Most small businesses face financial struggles during their first years. In fact, a slow road to profit is expected to the extent that the IRS doesn’t even expect businesses to be profitable before their fifth year.
Still, just because profits aren’t expected immediately doesn’t mean you can play it fast and loose with your finances because, if you’re not careful with your business’s budget, you can find yourself on the brink of bankruptcy in no time flat.
Financial Struggles From The Start
Unless you’re already independently wealthy, there’s a good chance that your small business will face some financial challenges from the time you attempt to fund your business. Typically, small business owners have to apply for loans to cover startup costs, but how much money you’ll need to get started will also depend on your industry, location, and other factors. Many people also turn to family and friends for personal loans or ask them to invest in their new company.
Whatever approach you take to funding your small business, it’s important that you don’t overextend yourself. Borrowing too much and trying to build your company too fast can make it more likely that you’ll end up filing for bankruptcy in the short-term when it turns out you don’t have enough business to cover that investment.
Who And How You Hire
Another mistake that can make your business financially vulnerable and lead to a bankruptcy filing is failing to hire strategically. What does that actually mean, though? There are several components. When bringing new people into your company, it’s important to consider their skills, your budget and practical needs, and how you’ll support each team member in their role. That includes having a clear process for onboarding and evaluation, among other factors.
Too Big Too Fast
As noted above, growing your business by too much too quickly – aka overexpansion – is a common financial mistake, and it can lead to serious financial issues. Additionally, it’s important to recognize that overexpansion can take a number of forms. It can mean offering too many services or products, hiring too many staff, or trying to open new offices, or some combination thereof. Any way you slice it, though, overexpansion can leave your business vulnerable to financial issues.
Compared to other problems, overexpansion may be the most remediable via Chapter 11 bankruptcy. As bankruptcy lawyer Rowdy Williams explains, “Chapter 11 bankruptcy can be advantageous for small businesses because it allows you to reach an arrangement with your creditors to pay back some of your debts after growing too big too fast, and to reorganize your business to become profitable. This can help you scale back again and rethink the best path forward for your business.” Many businesses, both big and small, file for Chapter 11 bankruptcy, and it can act as something of a second chance, both financially and in a larger sense.

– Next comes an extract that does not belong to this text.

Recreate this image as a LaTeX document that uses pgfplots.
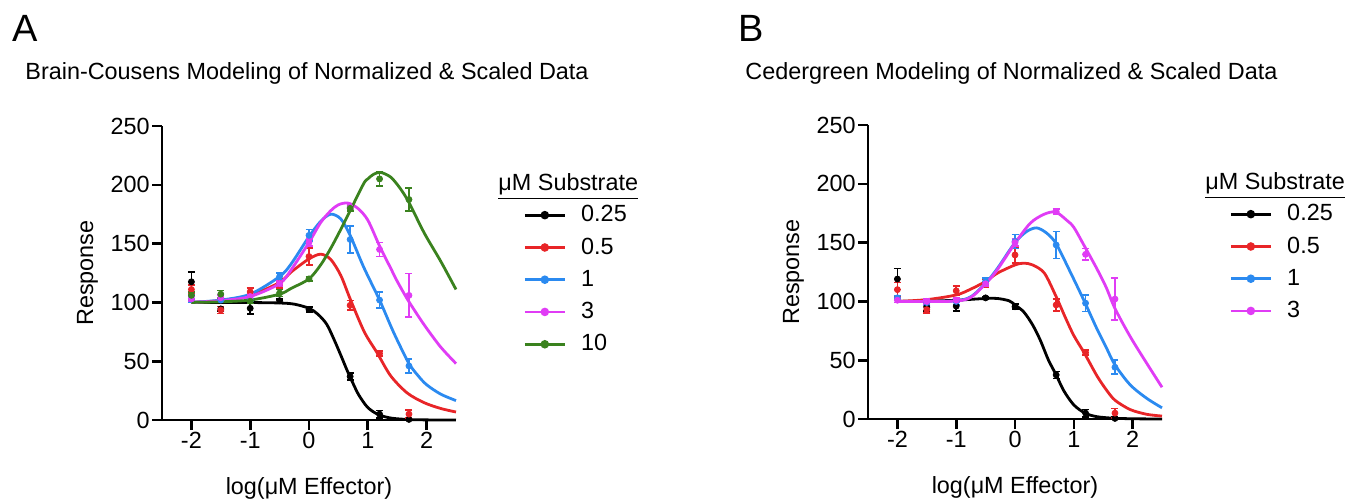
\documentclass[border=0pt]{standalone}
\usepackage{fontspec}
\setmainfont{Liberation Sans}
\usepackage{pgfplots}
\pgfplotsset{compat=1.18}

\definecolor{cblk}{HTML}{000000}
\definecolor{cred}{HTML}{E82528}
\definecolor{cblu}{HTML}{2B8AF0}
\definecolor{cmag}{HTML}{E03CF5}
\definecolor{cgrn}{HTML}{3A821E}

\newcommand{\txt}{\fontsize{11.7}{14}\selectfont}

\pgfplotsset{
  gp/.style={
    width=147pt, height=147pt, scale only axis,
    xmin=-2.5, xmax=2.5, ymin=0, ymax=250,
    axis lines=left, axis line style={-, line width=1.3pt},
    tick align=outside, major tick length=5pt,
    tick style={line width=1.3pt, black},
    xtick={-2,-1,0,1,2}, xticklabels={-2,-1,0,1,2},
    ytick={0,50,100,150,200,250}, yticklabels={0,50,100,150,200,250},
    font=\txt, ticklabel style={font=\txt},
    xticklabel style={inner sep=1pt},
    yticklabel style={inner sep=1pt},
    clip=false,
    every axis x label/.style={at={(axis description cs:0.5,-0.255)}, anchor=base},
    every axis y label/.style={at={(axis description cs:-0.2347,0.5)}, rotate=90, anchor=base},
    xlabel={log(μM Effector)}, ylabel={Response},
    legend cell align=left,
    legend image code/.code={\draw[mark repeat=2,mark phase=2,#1]
      plot coordinates {(0pt,0pt) (10pt,0pt) (20pt,0pt)};},
    legend style={at={(1.228,0.731)}, anchor=north west, draw=none, fill=none,
      inner sep=0pt, row sep=6.5pt, column sep=7.5pt, nodes={inner sep=0pt}, font=\txt},
  },
  fit/.style={#1, line width=1.4pt, smooth, forget plot},
  dots/.style={#1, only marks, mark=*, mark size=1.5pt, forget plot,
    error bars/.cd, y dir=both, y explicit,
    error bar style={#1, line width=0.85pt},
    error mark options={#1, rotate=90, mark size=1.75pt, line width=0.85pt}},
  key/.style={#1, line width=1.4pt, mark=*, mark size=1.4pt},
}

\begin{document}
\begin{tikzpicture}[font=\txt]
\path[use as bounding box] (0,0) rectangle (673.5pt,249pt);

\node[anchor=base west, inner sep=0, font=\fontsize{19}{22}\selectfont] at (6pt,228pt) {A};
\node[anchor=base west, inner sep=0] at (12.5pt,209pt) {Brain-Cousens Modeling of Normalized \& Scaled Data};
\node[anchor=base west, inner sep=0, font=\fontsize{19}{22}\selectfont] at (369pt,228pt) {B};
\node[anchor=base west, inner sep=0] at (372.5pt,209pt) {Cedergreen Modeling of Normalized \& Scaled Data};

% ---------------- panel A: Brain-Cousens
\begin{axis}[gp, at={(81pt,39pt)}, anchor=south west]
\addplot[fit=cblk] table {
x y
-2 100
-1.5 100
-1 99.9
-0.5 99.5
-0.25 98.5
0 95
0.15 90
0.3 81.5
0.43 68
0.55 54
0.65 42
0.75 31
0.85 21
1.0 10.6
1.18 4.6
1.4 1.6
1.7 0.4
2.0 0.1
2.5 0
};
\addplot[dots=cblk] table[y error=e] {
x y e
-2 117.5 8.5
-1.5 94.5 2
-1 95 5
-0.5 101.5 1.5
0 94 2
0.7 37 3
1.2 5 3
1.7 0.5 1
};
\addplot[fit=cred] table {
x y
-2 100
-1.5 101.5
-1 106
-0.5 117
-0.3 126
0 137
0.2 141
0.37 136.5
0.54 123
0.7 103
0.94 75
1.16 57
1.39 37.5
1.67 23
1.96 14.7
2.24 9.8
2.5 6.8
};
\addplot[dots=cred] table[y error=e] {
x y e
-2 111 4
-1.5 93.5 3
-1 109 3
-0.5 116 4
0 139 7
0.7 97.5 4
1.2 56.5 2
1.7 5 3.5
};
\addplot[fit=cblu] table {
x y
-2 100
-1.5 102
-1 107
-0.5 122
-0.3 133
0 156
0.2 169
0.37 175
0.54 171
0.7 157
0.93 130
1.2 102
1.39 80
1.5 68
1.7 48
1.85 38
2.0 30
2.24 22
2.5 16.5
};
\addplot[dots=cblu] table[y error=e] {
x y e
-2 103 3
-1.5 102 2
-1 103 2
-0.5 122 3
0 157 5
0.7 153.5 11.5
1.2 102 7
1.7 46 6
};
\addplot[fit=cmag] table {
x y
-2 100
-1.5 101.5
-1 105
-0.5 116
-0.3 128
0 151
0.2 168
0.37 178
0.5 183
0.66 184.5
0.83 180
1.0 170
1.2 148
1.39 129
1.5 118
1.67 103
1.85 89
2.0 78
2.24 62
2.5 48
};
\addplot[dots=cmag] table[y error=e] {
x y e
-2 103 2
-1.5 104 2
-1 105 2
-0.5 116 2
0 151 3
0.7 181 2
1.2 145 6
1.7 106 18.5
};
\addplot[fit=cgrn] table {
x y
-2 100
-1.5 100.5
-1 102
-0.5 107
-0.3 112
0 120
0.2 132
0.37 146
0.55 163
0.7 178
0.93 201
1.0 205
1.1 209
1.22 210.5
1.39 206.5
1.55 197
1.7 185
1.96 159
2.24 135
2.5 111
};
\addplot[dots=cgrn] table[y error=e] {
x y e
-2 106 3
-1.5 107 3
-1 101 2
-0.5 108 3
0 120 2
0.7 180 2
1.2 205 6
1.7 187.5 10
};
\addlegendimage{key=cblk}\addlegendentry{0.25}
\addlegendimage{key=cred}\addlegendentry{0.5}
\addlegendimage{key=cblu}\addlegendentry{1}
\addlegendimage{key=cmag}\addlegendentry{3}
\addlegendimage{key=cgrn}\addlegendentry{10}
\node[anchor=base west, inner sep=0] at (rel axis cs:1.143,0.78) {\underline{μM Substrate}};
\end{axis}

% ---------------- panel B: Cedergreen
\begin{axis}[gp, at={(434pt,39.5pt)}, anchor=south west]
\addplot[fit=cblk] table {
x y
-2 100
-1.5 100.2
-1 101
-0.5 102.5
-0.3 102.5
-0.1 100.5
0 97
0.15 91
0.3 80
0.43 67
0.57 50
0.7 37.5
0.83 24
1.0 12
1.19 5
1.39 2
1.67 0.7
2.0 0.2
2.5 0
};
\addplot[dots=cblk] table[y error=e] {
x y e
-2 119 9
-1.5 95 3
-1 96 4
-0.5 103 1
0 95.5 2
0.7 37.5 3
1.2 5 3
1.7 0.5 1
};
\addplot[fit=cred] table {
x y
-2 100
-1.5 101.5
-1 105.5
-0.75 110.5
-0.5 117
-0.3 124
0 131
0.15 132.5
0.3 131
0.5 124
0.7 104
0.85 87
1.0 71
1.18 56
1.39 37
1.55 25
1.7 16
1.96 8
2.24 4
2.5 2.5
};
\addplot[dots=cred] table[y error=e] {
x y e
-2 110 6
-1.5 93 3
-1 109 4
-0.5 115.5 3
0 139.5 7
0.7 97 5
1.2 56.5 2
1.7 5 4
};
\addplot[fit=cblu] table {
x y
-2 100
-1.5 100
-1 100.5
-0.75 104
-0.5 115.5
-0.3 128
0 150
0.2 159.5
0.37 162.5
0.54 158
0.7 149
0.94 125
1.18 100
1.39 77
1.55 61
1.7 46
1.96 29
2.24 17.6
2.5 9.5
};
\addplot[dots=cblu] table[y error=e] {
x y e
-2 103 2
-1.5 99 2
-1 100 3
-0.5 117 3
0 151 6
0.7 148 11.5
1.2 98.5 7
1.7 44 6
};
\addplot[fit=cmag] table {
x y
-2 100
-1.5 100
-1 100.3
-0.75 103.5
-0.5 115
-0.3 127
0 149.5
0.26 166.5
0.49 174
0.69 176
0.88 169
1.0 163
1.17 148
1.39 128
1.55 112
1.7 94
1.96 70
2.24 47.4
2.5 27
};
\addplot[dots=cmag] table[y error=e] {
x y e
-2 101 2
-1.5 100 2
-1 101 2
-0.5 115 2
0 150 3
0.7 176.5 2
1.2 140 5
1.7 102 18
};
\addlegendimage{key=cblk}\addlegendentry{0.25}
\addlegendimage{key=cred}\addlegendentry{0.5}
\addlegendimage{key=cblu}\addlegendentry{1}
\addlegendimage{key=cmag}\addlegendentry{3}
\node[anchor=base west, inner sep=0] at (rel axis cs:1.146,0.78) {\underline{μM Substrate}};
\end{axis}
\end{tikzpicture}
\end{document}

As a business owner, your records are a vital resource and will help you make informed decisions for your organization. If you don’t have good administrative practices, however, that information can quickly get lost, which is why poor accounting recordkeeping is a leading cause of small business bankruptcy. In fact, if you’re trying to decide where to invest your money, one of the best things you can do for your business’s long-term prospects is to hire or contract with an experienced business accountant.
There’s no foolproof way to avoid bankruptcy as a business. Markets change, demand never emerges, and, simply put, anything can happen. Huge, established corporations file for bankruptcy every year, despite having enormous resources at their disposal, while many underdogs thrive. All you can do as a small business owner, then, is to be attentive to the prevailing wisdom and proceed with caution as you seek to build up your organization.